Below, read our Katie Dippold interview.
How did you end up with this group of characters?
It’s all like a domino effect because it started with thinking: So, what’s different about now versus then? I thought how scientists don’t really believe in the paranormal anymore. There’s not really parapsychology departments in colleges, so what does that mean? What would that be like to be a scientist who believes in ghosts? Would you be ridiculed?
And so, then I thought, “OK. What if there is a scientist [Erin Gilbert] who did once believe in the paranormal, but tries to hide it because they are trying to prove themselves at a prestigious college?” And then I thought, “OK. So what would that mean if she wrote this book with a friend and that friend…” It’s like a divide, like friendship stories and splintering off. And that person [Abby Yates] has been pursuing it this whole time. They have been just diehard, just weirdo, just disheveled and doesn’t care what people say, like working in a shitty basement in a college.
And then, from there, it’s like, “OK. So she’s probably working with someone. What kind of person is she working with?” We thought someone even weirder than her [Jillian Holtzmann], so someone just kind of outside the box, doesn’t care at all that they are in this basement, thinks it’s delightful, and is kind of the opposite of Erin, where this person is trying to do the straight and narrow, and this person just delights in the weird and would see someone like Kristen’s character and kind of poke her, just like do things.

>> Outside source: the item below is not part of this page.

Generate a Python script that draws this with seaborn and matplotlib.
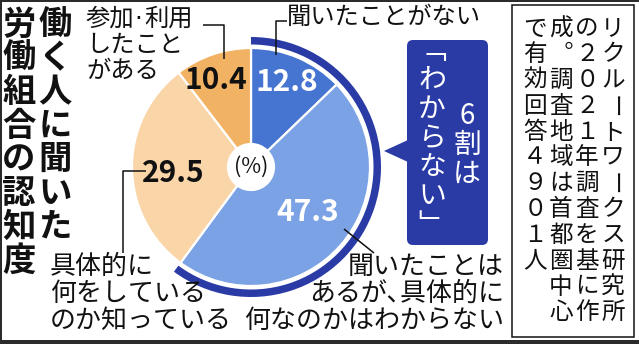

What elements from the original Ghostbusters influenced you the most?
First and foremost, just to try to capture the spirit of it, just that tone. I think, like, four grounded, real characters who happen to be funny dealing with insane situations that are both scary and just ridiculous. And there’s something just so fun and joyous about that experience.
And so, wanting to have a new story, new characters, but kinda keep that same vibe. I talk about this a lot, but I also think a big part of why the movie is so fun is because I think, you know, Dan Aykroyd’s family was super into the paranormal. They wrote books on it. You could just feel his enthusiasm and his excitement. It’s a very positive experience.

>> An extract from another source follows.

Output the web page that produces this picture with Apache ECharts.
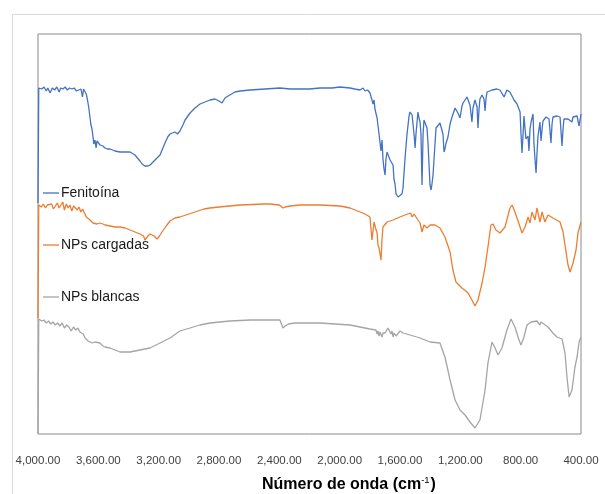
<!DOCTYPE html>
<html>
<head>
<meta charset="utf-8">
<script src="https://cdn.jsdelivr.net/npm/echarts@6.0.0/dist/echarts.min.js"></script>
<style>
html,body{margin:0;padding:0;background:#fff;}
#chart{width:605px;height:494px;}
</style>
</head>
<body>
<div id="chart"></div>
<script>
// Series names
const seriesNames = ['Fenitoína', 'NPs cargadas', 'NPs blancas'];
// x-axis ticks (cm-1)
const xTicks = [4000, 3600, 3200, 2800, 2400, 2000, 1600, 1200, 800, 400];

// [wavenumber, stacked transmittance (a.u.)]
const fenitoina = [
[4000,231],[3995,346],[3990,346],[3975,345],[3960,347],[3945,343],[3935,346],[3920,341],[3905,346],[3890,344],[3875,347],[3860,342],[3850,346],[3835,345],[3820,347],[3805,344],[3790,346],[3775,345],[3760,346],[3745,343],[3730,344],[3715,345],[3705,337],[3698,345],[3688,343],[3680,340],[3672,334],[3665,328],[3658,320],[3650,310],[3642,305],[3636,298],[3630,290],[3622,294],[3615,286],[3609,293],[3600,291],[3589,289],[3570,288],[3556,286],[3540,285],[3523,285],[3490,283],[3456,282],[3423,282],[3390,282],[3357,279],[3344,278],[3324,273],[3310,270],[3291,268],[3271,268],[3257,269],[3244,270],[3224,274],[3191,279],[3158,291],[3140,297],[3125,300],[3112,301],[3092,302],[3075,300],[3059,303],[3039,309],[3025,314],[2992,321],[2959,326],[2926,330],[2893,332],[2860,334],[2827,335],[2800,333],[2780,331],[2760,336],[2740,338],[2694,342],[2661,343],[2594,344],[2495,345],[2396,346],[2329,345],[2263,345],[2200,345],[2130,346],[2050,346],[1998,347],[1931,346],[1900,345],[1865,344],[1845,346],[1832,343],[1815,344],[1799,341],[1786,334],[1779,330],[1772,334],[1766,325],[1752,316],[1739,300],[1726,283],[1719,294],[1713,275],[1706,265],[1699,259],[1693,275],[1686,282],[1680,281],[1666,274],[1660,272],[1646,269],[1640,255],[1633,250],[1626,240],[1620,239],[1613,237],[1600,238],[1587,240],[1580,246],[1567,275],[1554,299],[1540,318],[1534,322],[1520,319],[1514,317],[1507,300],[1500,286],[1494,300],[1481,322],[1474,316],[1467,312],[1461,300],[1454,249],[1447,300],[1441,314],[1434,314],[1421,306],[1414,290],[1401,249],[1394,244],[1388,250],[1381,259],[1368,290],[1361,306],[1355,307],[1335,311],[1322,311],[1315,300],[1308,282],[1302,285],[1296,290],[1282,297],[1268,310],[1255,317],[1235,326],[1216,321],[1202,316],[1189,328],[1182,331],[1169,334],[1156,337],[1136,329],[1123,312],[1116,326],[1103,334],[1089,327],[1083,306],[1076,325],[1070,335],[1056,339],[1043,335],[1036,323],[1030,335],[1023,342],[990,344],[957,345],[937,344],[910,337],[891,344],[871,342],[844,334],[824,330],[804,322],[798,301],[791,281],[784,300],[778,318],[765,295],[751,298],[745,283],[738,305],[731,312],[718,320],[712,291],[705,275],[698,261],[692,280],[685,298],[672,312],[665,293],[658,305],[652,313],[632,317],[612,315],[599,291],[592,310],[586,317],[559,318],[539,317],[526,288],[519,305],[513,315],[486,315],[460,312],[453,317],[426,318],[413,308],[400,320]
];

const npsCargadas = [
[4000,116],[3995,229],[3990,229],[3978,227],[3965,230],[3950,226],[3938,229],[3925,227],[3910,230],[3898,225],[3885,228],[3872,231],[3860,226],[3848,229],[3836,232],[3825,224],[3812,230],[3800,226],[3788,229],[3776,223],[3764,228],[3752,226],[3740,224],[3728,227],[3716,222],[3704,225],[3692,221],[3680,217],[3668,219],[3655,214],[3645,216],[3635,211],[3622,213],[3609,210],[3600,212],[3589,211],[3570,210],[3556,209],[3523,208],[3490,207],[3456,207],[3423,206],[3390,204],[3357,202],[3324,200],[3300,198],[3291,194],[3280,196],[3271,198],[3257,200],[3244,201],[3230,198],[3211,195],[3195,198],[3178,202],[3150,208],[3125,213],[3092,216],[3059,217],[3000,220],[2959,222],[2900,225],[2860,226],[2800,227],[2661,229],[2500,230],[2462,230],[2400,229],[2376,226],[2362,227],[2329,228],[2263,229],[2130,229],[1998,228],[1931,226],[1865,222],[1832,220],[1799,217],[1786,194],[1772,212],[1760,205],[1752,201],[1746,189],[1739,186],[1726,174],[1719,195],[1713,207],[1686,212],[1646,214],[1600,217],[1567,219],[1530,221],[1520,217],[1507,220],[1481,214],[1467,211],[1454,202],[1441,209],[1421,206],[1414,204],[1401,209],[1368,209],[1335,206],[1302,197],[1268,182],[1249,164],[1229,152],[1189,146],[1149,141],[1123,134],[1103,128],[1083,134],[1056,151],[1036,167],[1017,187],[997,209],[983,210],[964,204],[937,201],[904,207],[871,226],[857,229],[838,222],[804,207],[791,201],[771,207],[751,217],[738,211],[725,222],[705,214],[692,226],[672,212],[658,222],[639,212],[619,219],[586,216],[539,212],[519,202],[499,182],[486,169],[473,162],[453,171],[433,184],[420,201],[400,212]
];

const npsBlancas = [
[4000,0],[3995,115],[3990,115],[3975,113],[3960,114],[3945,111],[3930,113],[3915,110],[3900,112],[3885,109],[3870,111],[3855,108],[3840,111],[3825,106],[3810,109],[3795,107],[3780,103],[3765,107],[3750,104],[3735,106],[3722,102],[3710,104],[3700,100],[3688,96],[3675,98],[3668,93],[3655,94],[3640,91],[3622,92],[3609,90],[3589,91],[3570,88],[3556,87],[3523,86],[3490,84],[3456,82],[3423,82],[3390,82],[3357,83],[3324,84],[3257,86],[3191,91],[3125,96],[3059,103],[2992,106],[2926,109],[2860,111],[2727,113],[2594,114],[2396,114],[2385,112],[2376,106],[2362,108],[2340,110],[2329,109],[2296,111],[2130,111],[1931,109],[1832,106],[1800,105],[1760,104],[1752,100],[1746,103],[1739,98],[1733,102],[1726,101],[1719,97],[1713,101],[1706,102],[1699,101],[1690,103],[1680,106],[1670,104],[1660,100],[1653,103],[1646,97],[1640,101],[1633,100],[1626,98],[1620,100],[1600,103],[1580,101],[1534,99],[1467,96],[1400,92],[1335,91],[1302,77],[1268,54],[1235,34],[1202,24],[1169,19],[1136,12],[1103,6],[1070,14],[1036,44],[1017,71],[990,92],[970,86],[950,79],[924,86],[891,104],[864,115],[838,107],[811,94],[798,89],[778,97],[758,109],[731,112],[692,113],[680,113],[672,109],[665,112],[619,107],[586,101],[559,97],[526,95],[506,81],[493,57],[479,37],[460,44],[440,67],[426,77],[413,92],[400,97]
];

const colors = ['#4472C4', '#ED7D31', '#A5A5A5'];
const legendCenters = [194, 246, 298];

function fmt(v) {
  const s = Math.round(v).toString().replace(/\B(?=(\d{3})+(?!\d))/g, ',');
  return s + '.00';
}

const chart = echarts.init(document.getElementById('chart'), null, {renderer: 'canvas'});
const allData = [fenitoina, npsCargadas, npsBlancas];

chart.setOption({
  animation: false,
  backgroundColor: '#ffffff',
  grid: {left: 38, right: 24, top: 34, bottom: 60, show: true, borderColor: '#8a8a8a', borderWidth: 1, backgroundColor: 'transparent'},
  xAxis: {
    type: 'value', inverse: true, min: 400, max: 4000, interval: 400,
    axisLine: {show: false}, axisTick: {show: false}, splitLine: {show: false},
    axisLabel: {formatter: fmt, fontFamily: 'Liberation Sans, Arial', fontSize: 11.5, color: '#404040', margin: 21,
      showMinLabel: true, showMaxLabel: true}
  },
  yAxis: {
    type: 'value', min: 0, max: 400,
    axisLine: {show: false}, axisTick: {show: false}, axisLabel: {show: false}, splitLine: {show: false}
  },
  legend: seriesNames.map((n, i) => ({
    data: [{name: n, icon: 'rect'}],
    left: 43, top: legendCenters[i] - 8, padding: 0,
    itemWidth: 16, itemHeight: 1.3, itemGap: 2,
    textStyle: {fontFamily: 'Liberation Sans, Arial', fontSize: 14, color: '#1a1a1a', padding: [0, 0, 0, -3]},
    selectedMode: false
  })),
  series: allData.map((d, i) => ({
    name: seriesNames[i], type: 'line', data: d, symbol: 'none', smooth: false,
    lineStyle: {color: colors[i], width: 1.3}, itemStyle: {color: colors[i]},
    z: 3 - i
  })),
  graphic: [
    {type: 'rect', left: 10, top: 12, silent: true, z: -10,
     shape: {width: 600, height: 490}, style: {fill: 'none', stroke: '#d9d9d9', lineWidth: 1}},
    {type: 'text', left: 262, top: 475, silent: true,
     style: {
       text: '{a|Número de onda (cm}{b|-1}{a|)}',
       rich: {
         a: {fontFamily: 'Liberation Sans, Arial', fontSize: 16, fontWeight: 'bold', fill: '#000', lineHeight: 19},
         b: {fontFamily: 'Liberation Sans, Arial', fontSize: 9.5, fill: '#000', verticalAlign: 'top', lineHeight: 19, padding: [0, 1, 8, 0]}
       }
     }}
  ]
});
</script>
</body>
</html>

And, in terms of the details, we just debated what other things to bring back or not. I can see an argument for people seeing it and being like there’s too many [references], maybe too many that it takes people out of it. And I would totally get that. But, at the same time, just as fans, we just really wanted to see those things again on the big screen. It was just exciting to us.
I don’t know. I’m kinda glad we leaned towards being the fans we are versus just trying so hard to make it something different. Because at the end of the day, it’s all because we love the original.
I’m curious about the nod to Harold Ramis. How much did you and Paul discuss how to properly pay tribute to him?
I knew we were going to try to figure out something. I didn’t know what. I remember we were looking around Columbia, just seeing all the different busts and statues. First, we did location scouting in New York before we realized we were going to shoot in Boston. And then just seeing all the busts and statues everywhere, it was like, “Oh…” Like, it just kinda clicked. That was always really rewarding to everyone. And his family came to set a couple of times, and they were so lovely and just really supportive. He has this amazing really kind, lovely family, so that was really nice.
Not knowing whether he’s going to be interested or even appear on the set, how did you write a cameo for Bill Murray?
We just wrote the scene, and just thought it could be a fun scene, even if maybe he didn’t show up. But we were always hoping he would do it and just didn’t know until like the day before whether or not he was going to do it. It’s like the mythology [about Bill Murray] that’s been created. We sent him the script and then just waited for such a long time.
And so, to the point that I felt like I couldn’t even fully enjoy the day he got there, because I was so afraid something was going to happen that would stop it, like whether he’d get called for an emergency or the film was going to melt. We’re not even filming on that kind of film anymore, but still, I kept thinking, “What about the film?” I was just gripping my chair, just sweating. Then he was lovely and the crew was so excited. It was a really cool day.
Do you miss any scenes or jokes that got cut?
There was so much stuff cut. Even the first cut is four and a half hours long, and that’s with the streamlined script. We tried so many different versions and set pieces and different scenes. I’ve never written so much original stuff for an idea that already existed.
Are there any particular Holtzmann jokes we didn’t see in the film that you recall?
There are lots of stuff in early drafts that just got cut for time, like bits where they’d be running after ghosts and Holtzmann would be like, “Get down, get down!” And then she gets down and Holtzmann would just keep running, just like to find ways to fuck with her. There wasn’t a ton of time to do stuff like that, but to me, it was like someone who enjoys being outside the box, doesn’t get affected in the same ways as other people, and also just screw people, pretty much.
Which scene took the most revising?
The set pieces a lot, because I feel like one of the two things that were changed the most was the rock show set piece. I feel like there were many different versions of that because we weren’t sure exactly what we wanted to do. And also, the whole bad guy plot has gone through many different versions.